In a letter emblazoned with the insignia of the U.S. House of Representatives, 29 members of Congress reprimanded the German state of Bavaria for neglecting its historical responsibility to victims of the Nazis.
“The Free State of Bavaria has yet to fully honor its pledge regarding restitution or compensation for Holocaust-related confiscations of property, including artwork, made under duress,” read the Nov. 9 letter addressed to Bavaria’s governor, Horst Seehofer. “The importance of these issues to Holocaust survivors and their families cannot be overstated.”
Why would members of Congress send such a sharply worded — if diplomatic — missive to the largest state in Germany, a major U.S. ally, some 70 years after the end of World War II?
In the preceding months, retired American-British physician Michael Hulton, 69, had met with Congress members throughout the United States to deliver an impassioned presentation about his great-uncle Alfred Flechtheim, a flamboyant German Jewish art dealer destroyed by the rise of the Nazis.
German institutions, Hulton told the lawmakers, are failing in their responsibility to secure justice for Flechtheim and other early victims of the Nazis. He asked for their help.
In an interview at his lawyer’s Manhattan law firm, Hulton said he was heartened by how receptive the lawmakers were to his message.
“And not the obvious ones,” he said. “Not the Jewish ones.”
Germany is widely acknowledged to be a leader in Holocaust restitution. The state has paid nearly $70 billion to Nazi victims since 1953, according to Wesley Fisher, director of the Conference on Jewish Material Claims Against Germany.
And although any statutes of limitation long ago expired on cases of Nazi-looted art, Germany is among 44 nations that voluntarily committed in the Washington Principles of 1998 to restitution of art stolen by the Nazis or sold under duress they caused.
But Hulton said Germany has not fulfilled its commitments under the agreement, not to mention its historical obligations. He noted that state authorities set the bar very high for claimants of restitution — requiring them to prove that Nazi oppression directly contributed to the loss of the art in question.
That can be difficult, especially where records are lacking.
For example, early in 2015, the Limbach Commission – a state-established panel that advises on requests for restitution for art lost due to Nazi oppression — rejected a claim on “A Weekday in Paris,” a painting by German artist Adolph von Menzel. The heirs of the artwork’s one-time owner, George Behrens, argued that the Jewish banker sold the work to the city of Dusseldorf in 1935 because of Nazi persecution.
The commission pointed out that Behrens was paid 30,000 Reichmarks for the painting, which was in line with the market price of the day. Further, the commission said, the bank Behrens owned was still in good economic order in 1935, suggesting he was not in financial duress.
But it’s worth remembering the pervasiveness of Nazi influence, even when it cannot be pinpointed.
“One should ask: Why did Behrens sell?” said Marc Masurovsky, an art historian and co-founder of the Holocaust Art Restitution Project. “If it was to finance his exit from Germany, then we are within the reach of a forced sale.
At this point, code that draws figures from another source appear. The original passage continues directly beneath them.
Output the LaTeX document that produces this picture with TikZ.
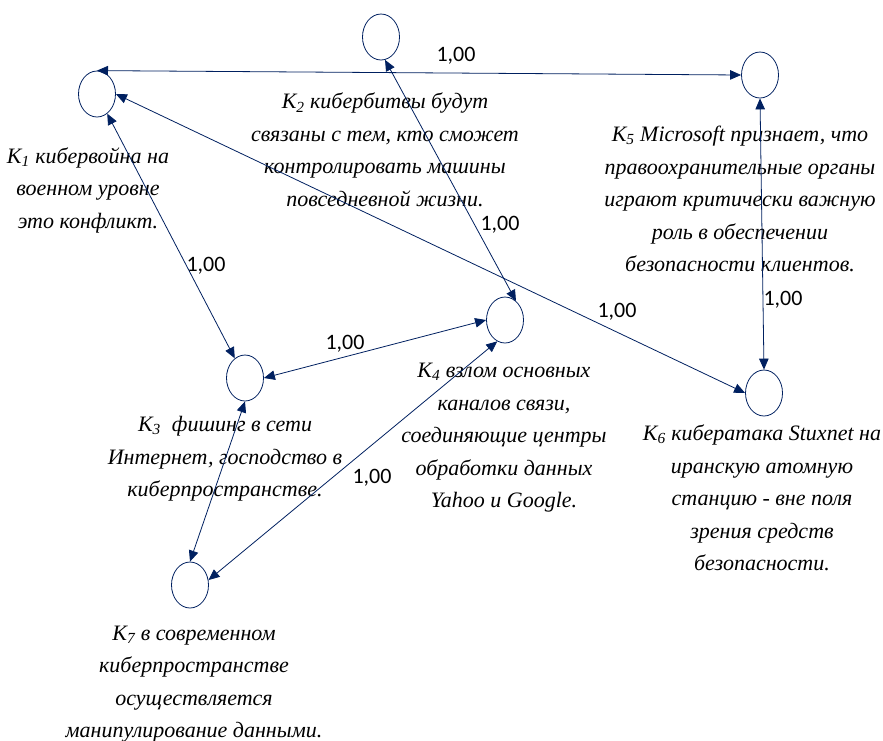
\documentclass[tikz,border=0pt]{standalone}
\usepackage{fontspec}
\setmainfont{Liberation Serif}
\newfontfamily\weightfont{Carlito}
\usetikzlibrary{shapes.geometric,arrows.meta}
\definecolor{linknavy}{HTML}{002060}

\tikzset{
  concept/.style={draw=linknavy, line width=0.8pt, ellipse, minimum width=37pt, minimum height=46pt, inner sep=0pt},
  caption/.style={align=center, inner sep=0pt, font=\fontsize{22}{32.5}\selectfont\itshape},
  weight/.style={inner sep=0pt, font=\fontsize{22}{22}\selectfont\weightfont},
  link/.style={draw=linknavy, line width=0.8pt, {Triangle[length=11pt,width=9.5pt]}-{Triangle[length=11pt,width=9.5pt]}}
}

\begin{document}
\begin{tikzpicture}[x=1pt,y=-1pt]
            \useasboundingbox (0,0) rectangle (883,740);
            % concepts
            \node[concept] (k1) at (97,94) {};
            \node[concept] (k2) at (381,37) {};
            \node[concept] (k3) at (245,378) {};
            \node[concept] (k4) at (505,320) {};
            \node[concept] (k5) at (760,75) {};
            \node[concept] (k6) at (764,393) {};
            \node[concept] (k7) at (190,585) {};

            % captions
            \node[caption] (c1) at (88,190) {K\textsubscript{1} кибервойна на\\военном уровне\\это конфликт.};
            \node[caption] (c2) at (385,150) {K\textsubscript{2} кибербитвы будут\\связаны с тем, кто сможет\\контролировать машины\\повседневной жизни.};
            \node[caption] (c3) at (225,459) {K\textsubscript{3}\ \ фишинг в сети\\Интернет, господство в\\киберпространстве.};
            \node[caption] (c4) at (504,438) {K\textsubscript{4} взлом основных\\каналов связи,\\соединяющие центры\\обработки данных\\Yahoo и Google.};
            \node[caption] (c5) at (740,199) {K\textsubscript{5} Microsoft признает, что\\правоохранительные органы\\играют критически важную\\роль в обеспечении\\безопасности клиентов.};
            \node[caption] (c6) at (762,498) {K\textsubscript{6} кибератака Stuxnet на\\иранскую атомную\\станцию - вне поля\\зрения средств\\безопасности.};
            \node[caption] (c7) at (194,684) {K\textsubscript{7} в современном\\киберпространстве\\осуществляется\\манипулирование данными.};

            % links
            \draw[link] (k1.north) -- (k5.west);
            \draw[link] (k2.280) -- (k4.60);
            \draw[link] (k1) -- (k3);
            \draw[link] (k1.east) -- (k6.west);
            \draw[link] (k3.east) -- (k4.west);
            \draw[link] (k5.south) -- (k6.north);
            \draw[link] (k3.south) -- (k7.north);
            \draw[link] (k4.250) -- (k7.15);

            % weights
            \node[weight] (w15) at (456,56) {1,00};
            \node[weight] (w24) at (500,225) {1,00};
            \node[weight] (w13) at (206,266) {1,00};
            \node[weight] (w34) at (345,344) {1,00};
            \node[weight] (w16) at (617,312) {1,00};
            \node[weight] (w56) at (783,300) {1,00};
            \node[weight] (w47) at (372,478) {1,00};
\end{tikzpicture}
\end{document}
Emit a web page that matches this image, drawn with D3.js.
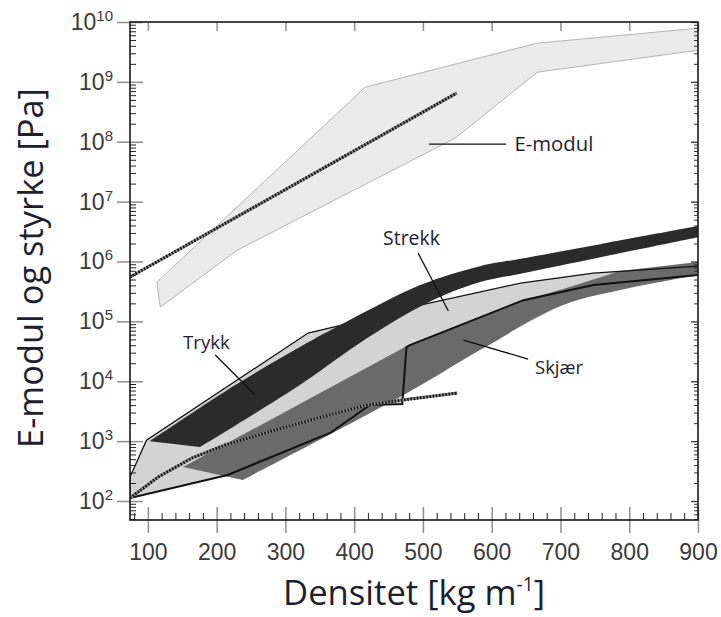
<!DOCTYPE html>
<html>
<head>
<meta charset="utf-8">
<script src="https://cdn.jsdelivr.net/npm/d3@7"></script>
<style>
  html, body { margin: 0; padding: 0; background: #fff; }
  svg { display: block; }
</style>
</head>
<body>
<svg id="chart" width="721" height="617"></svg>
<script>
// density [kg m-3], value [Pa]
const eModulBand = [
  [113, 4.53e5], [416, 8.15e8], [666, 4.43e9], [900, 7.87e9],
  [900, 3.38e9], [666, 1.45e9], [547, 1.15e8], [230, 1.55e6], [118, 1.73e5]
];
const eModulFit = [[74, 5.5e5], [549, 6.5e8]];

const trykkUpper = [
  [103, 1.0e3], [227, 8.65e3], [321, 3.72e4], [388, 9.73e4], [496, 4.04e5],
  [583, 8.37e5], [642, 1.11e6], [758, 1.95e6], [900, 3.90e6]
];
const trykkLower = [
  [900, 2.55e6], [758, 1.18e6], [642, 6.24e5], [583, 4.53e5], [506, 2.02e5],
  [419, 5.26e4], [321, 8.65e3], [176, 7.96e2]
];

const strekkUpper = [
  [74, 2.52e2], [98, 1.04e3], [333, 6.38e4], [388, 9.02e4], [496, 1.87e5],
  [642, 4.36e5], [748, 6.40e5], [900, 8.37e5]
];
const strekkLower = [
  [900, 5.93e5], [748, 4.04e5], [646, 2.26e5], [481, 4.02e4], [476, 3.72e4],
  [470, 4.16e3], [423, 4.01e3], [365, 1.37e3], [216, 2.72e2], [74, 1.12e2]
];

const skjaerUpper = [
  [151, 3.70e2], [474, 3.72e4], [646, 2.26e5], [704, 3.46e5], [787, 6.92e5],
  [900, 9.77e5]
];
const skjaerLower = [
  [900, 5.93e5], [787, 3.33e5], [704, 1.87e5], [583, 3.32e4],
  [477, 6.35e3], [238, 2.24e2]
];

const strengthFit = [
  [74, 1.12e2], [115, 2.52e2], [164, 5.22e2], [212, 8.61e2], [285, 1.53e3],
  [358, 2.62e3], [419, 4.01e3], [470, 4.85e3], [550, 6.35e3]
];

const xTicks = [100, 200, 300, 400, 500, 600, 700, 800, 900];
const yExponents = [2, 3, 4, 5, 6, 7, 8, 9, 10];

const labels = [
  { text: "E-modul", from: [509, 9.12e7], to: [621, 9.12e7], at: [633, 9.12e7], width: 79 },
  { text: "Strekk", from: [493, 1.38e6], to: [537, 1.49e5], at: [442, 2.46e6], width: 57 },
  { text: "Trykk", from: [198, 2.74e4], to: [256, 5.89e3], at: [151, 4.51e4], width: 47 },
  { text: "Skjær", from: [559, 4.88e4], to: [653, 2.35e4], at: [663, 1.73e4], width: 48 }
];

const svg = d3.select("#chart");
const plot = { left: 130, right: 698, top: 22, bottom: 520 };

const x = d3.scaleLinear().domain([74, 900]).range([plot.left, plot.right]);
const y = d3.scaleLog().domain([48.2, 1e10]).range([plot.bottom, plot.top]);

const line = d3.line().x(d => x(d[0])).y(d => y(d[1]));
const smooth = d3.line().x(d => x(d[0])).y(d => y(d[1])).curve(d3.curveCatmullRom.alpha(0.5));

// join two edges into one closed outline
const band = (upper, lower, fu, fl) => fu(upper) + "L" + fl(lower).slice(1) + "Z";

svg.append("clipPath").attr("id", "clip")
  .append("rect")
  .attr("x", plot.left).attr("y", plot.top)
  .attr("width", plot.right - plot.left).attr("height", plot.bottom - plot.top);

const g = svg.append("g").attr("clip-path", "url(#clip)");

// E-modul
g.append("path").attr("d", line(eModulBand) + "Z")
  .attr("fill", "#ebebeb").attr("stroke", "#b4b4b4").attr("stroke-width", 1);

const dotted = (data, sel) => {
  sel.append("path").attr("d", line(data)).attr("fill", "none")
    .attr("stroke", "#8c8c8c").attr("stroke-width", 3);
  sel.append("path").attr("d", line(data)).attr("fill", "none")
    .attr("stroke", "#111").attr("stroke-width", 3).attr("stroke-dasharray", "1.6 1.6");
};
dotted(eModulFit, g);

// strength
g.append("path").attr("d", line(strekkUpper.concat(strekkLower)) + "Z")
  .attr("fill", "#d3d3d3");
g.append("path").attr("d", band(skjaerUpper, skjaerLower, line, smooth)).attr("fill", "#6a6a6a");
g.append("path").attr("d", line(strekkUpper)).attr("fill", "none")
  .attr("stroke", "#111").attr("stroke-width", 1.3);
g.append("path").attr("d", line(strekkLower)).attr("fill", "none")
  .attr("stroke", "#111").attr("stroke-width", 2);
g.append("path").attr("d", line([strekkLower[strekkLower.length - 1], strekkUpper[0]]))
  .attr("stroke", "#111").attr("stroke-width", 1.3);
g.append("path").attr("d", band(trykkUpper, trykkLower, smooth, smooth)).attr("fill", "#2b2b2b");
dotted(strengthFit, g);

// pointers and labels
function fit(t, size, width) {
  const len = t.node().getComputedTextLength();
  t.attr("font-size", size * width / len);
}

labels.forEach(l => {
  svg.append("line")
    .attr("x1", x(l.from[0])).attr("y1", y(l.from[1]))
    .attr("x2", x(l.to[0])).attr("y2", y(l.to[1]))
    .attr("stroke", "#111").attr("stroke-width", 1.3);
  const t = svg.append("text")
    .attr("x", x(l.at[0])).attr("y", y(l.at[1])).attr("dy", "0.36em")
    .attr("font-family", "Open Sans").attr("font-size", 20).attr("fill", "#1e1e2e")
    .text(l.text);
  fit(t, 20, l.width);
});

// axes
const styleTicks = (sel, color, w) => {
  sel.select(".domain").remove();
  sel.selectAll(".tick line").attr("stroke", color).attr("stroke-width", w);
};

const minorX = d3.range(80, 900, 20).filter(v => v % 100 !== 0);
const minorY = [];
[1].concat(yExponents).forEach(e => {
  for (let k = 2; k <= 9; k++) minorY.push(k * Math.pow(10, e));
});
const minorYIn = minorY.filter(v => v > 48.2 && v < 1e10);
const majorY = yExponents.map(e => Math.pow(10, e));

svg.append("g").attr("transform", `translate(0,${plot.bottom})`)
  .call(d3.axisBottom(x).tickValues(minorX).tickSize(-7).tickFormat(""))
  .call(s => styleTicks(s, "#222", 1));

const xAxis = svg.append("g").attr("transform", `translate(0,${plot.bottom})`)
  .call(d3.axisBottom(x).tickValues(xTicks).tickSize(13).tickPadding(11))
  .call(s => styleTicks(s, "#8f8f8f", 1.5));
xAxis.selectAll(".tick line").attr("y1", -13);
xAxis.selectAll(".tick text")
  .attr("font-family", "Liberation Sans").attr("font-size", 23).attr("fill", "#3a3a3a");

svg.append("g").attr("transform", `translate(0,${plot.top})`)
  .call(d3.axisTop(x).tickValues(xTicks).tickSize(-9).tickFormat(""))
  .call(s => styleTicks(s, "#8f8f8f", 1.5));

svg.append("g").attr("transform", `translate(${plot.left},0)`)
  .call(d3.axisLeft(y).tickValues(minorYIn).tickSize(-6).tickFormat(""))
  .call(s => styleTicks(s, "#222", 1));

const yAxis = svg.append("g").attr("transform", `translate(${plot.left},0)`)
  .call(d3.axisLeft(y).tickValues(majorY).tickSize(13).tickPadding(4))
  .call(s => styleTicks(s, "#8f8f8f", 1.5));
yAxis.selectAll(".tick line").attr("x1", 13);
yAxis.selectAll(".tick text")
  .attr("font-family", "Liberation Sans").attr("font-size", 23).attr("fill", "#3a3a3a")
  .each(function (d) {
    const t = d3.select(this).text(null);
    t.append("tspan").text("10");
    t.append("tspan").attr("font-size", 15).attr("dy", -9).text(Math.round(Math.log10(d)));
  });

svg.append("g").attr("transform", `translate(${plot.right},0)`)
  .call(d3.axisRight(y).tickValues(minorYIn).tickSize(-4).tickFormat(""))
  .call(s => styleTicks(s, "#333", 1));
svg.append("g").attr("transform", `translate(${plot.right},0)`)
  .call(d3.axisRight(y).tickValues(majorY).tickSize(-7).tickFormat(""))
  .call(s => styleTicks(s, "#333", 1.3));

svg.append("rect")
  .attr("x", plot.left).attr("y", plot.top)
  .attr("width", plot.right - plot.left).attr("height", plot.bottom - plot.top)
  .attr("fill", "none").attr("stroke", "#1a1a1a").attr("stroke-width", 1.6);

// titles
const xt = svg.append("text")
  .attr("x", 414).attr("y", 605).attr("text-anchor", "middle")
  .attr("font-family", "Open Sans").attr("font-size", 34).attr("fill", "#1e1e2e");
xt.append("tspan").text("Densitet [kg m");
xt.append("tspan").attr("font-size", "0.55em").attr("dy", "-0.75em").text("-1");
xt.append("tspan").attr("dy", "0.4125em").text("]");
fit(xt, 34, 262);

const yt = svg.append("text")
  .attr("transform", "translate(43,268) rotate(-90)").attr("text-anchor", "middle")
  .attr("font-family", "Open Sans").attr("font-size", 34).attr("fill", "#1e1e2e")
  .text("E-modul og styrke [Pa]");
fit(yt, 34, 360);
</script>
</body>
</html>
If it was to pay for lunches and dinner, clearly not.”
Flechtheim probably wasn’t eating out much by 1932, when he is said to have sold the most valuable works in his collection: six paintings by the famed German Expressionist Max Beckmann.
After a roaring 1920s spent hobnobbing with artistic elites from Paris to Berlin, Flechtheim that year became the literal cover boy for the “Jewish problem.” A sketch of his face in profile was published on the cover of the Nazi magazine Illustrierter Beobachter alongside the headline “The Race Question is the Key to World History.”
The persecution worsened from there, with the Nazis breaking up a 1933 auction he was participating in. Later that year, Flechtheim fled Germany. He died in London in 1937, destitute and miserable.
In 2008, using photographs of the art in Flechtheim’s Berlin apartment, Hulton began claiming as his inheritance 17 paintings and other works that were once in Flechtheim’s collection — including pieces by Beckmann, Pablo Picasso and Paul Klee. German museums now own the works. Hulton and his lawyers value the estate at some $124 million.
Since then, Hulton has settled claims with only two museums regarding eight of the works. On the Beckmann paintings held by Munich’s Pinakothek der Moderne, the state-owned museum has been uncooperative and will no longer even discuss the matter, he said.
Pinakothek der Moderne did not respond to requests for comment.
It was frustration with the museum that led Hulton to seek help from Congress members. But another letter may turn out to be more decisive in his campaign for justice.
Pinakothek der Moderne contends that Flechtheim sold the Beckmann paintings to an art dealer in New York in 1932. When Flechtheim was later offered a fraction of the agreed sum, he responded with a letter protesting in French: “Tant pis!”
Whether Flechtheim was turning down a sale that had not yet happened or regretting a sale he had already agreed on is up for debate. But the meaning of his protest is not: “The situation is regrettable!”